More about HKUST
Vision-Aware Text Features in Referring Expression Segmentation: From Object Understanding to Context Understanding
The Hong Kong University of Science and Technology
Department of Computer Science and Engineering
MPhil Thesis Defence
Title: "Vision-Aware Text Features in Referring Expression Segmentation: From
Object Understanding to Context Understanding"
By
Mr. Truong Hai NGUYEN
Abstract:
Referring Expression Segmentation is a challenging task that involves
generating pixel- wise segmentation masks based on natural language
descriptions. Existing methods have relied mostly on visual features to
generate the segmentation masks while treating text features as supporting
components. This under-utilization of text features can lead to suboptimal
results, especially in complex scenarios where text prompts are ambiguous or
context-dependent. To overcome these challenges, we present a novel framework
VATEX to improve referring image segmentation by enhancing object and context
understanding with Vision-Aware Text Features. Our method involves using CLIP
to derive a CLIP Prior that integrates an object-centric visual heatmap with
text description, which can be used as the initial query in DETR-based
architecture for the segmentation task.

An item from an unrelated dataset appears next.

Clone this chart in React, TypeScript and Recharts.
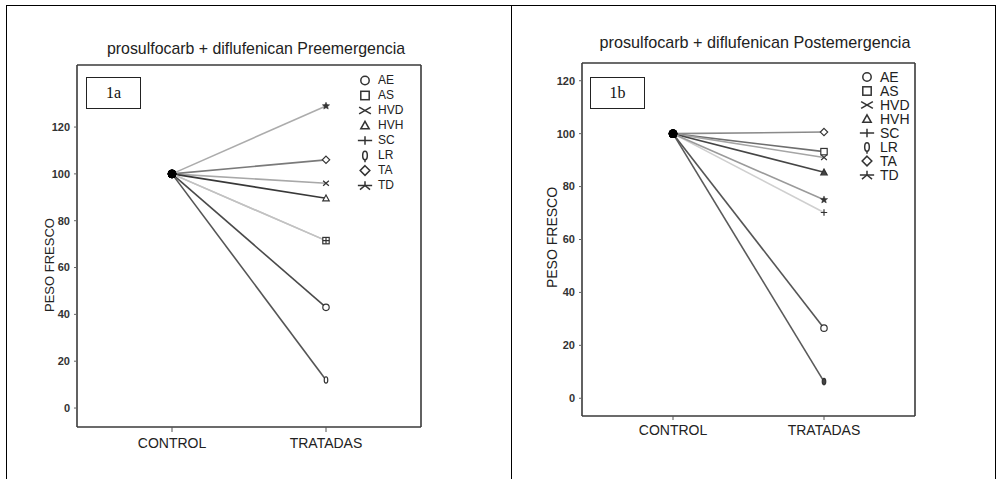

Furthermore, by observing that there
are multiple ways to describe an instance in an image, we enforce feature
similarity between text variations referring to the same visual input by two
components: a novel Contextual Multimodal Decoder that turns text embeddings
into vision-aware text features, and a Meaning Consistency Constraint to ensure
further the coherent and consistent interpretation of language expressions with
the context understanding obtained from the image. Our method achieves a
significant performance improvement on five benchmark datasets RefCOCO,
RefCOCO+, G-Ref (images input) and Ref-DAVIS17 and Ref-Youtube-VOS (for video
input).
Additionally, we apply VATEX to enhance the explainability of MarineVRS, our
video retrieval system designed for the marine environment. Unlike conventional
systems, MarineVRS includes an Explainability module that outputs segmentation
masks of objects referred by the input query. This feature allows users to
identify and isolate specific objects in video footage, leading to more
detailed analysis and understanding of marine species' behavior and movements.
Date: Monday, 12 August 2024
Time: 10:00am - 12:00noon
Venue: Room 5501
Lifts 25/26
Chairman: Prof. Pedro SANDER
Committee Members: Prof. Sai-Kit YEUNG (Supervisor)
Dr. Rob SCHARFF (ISD)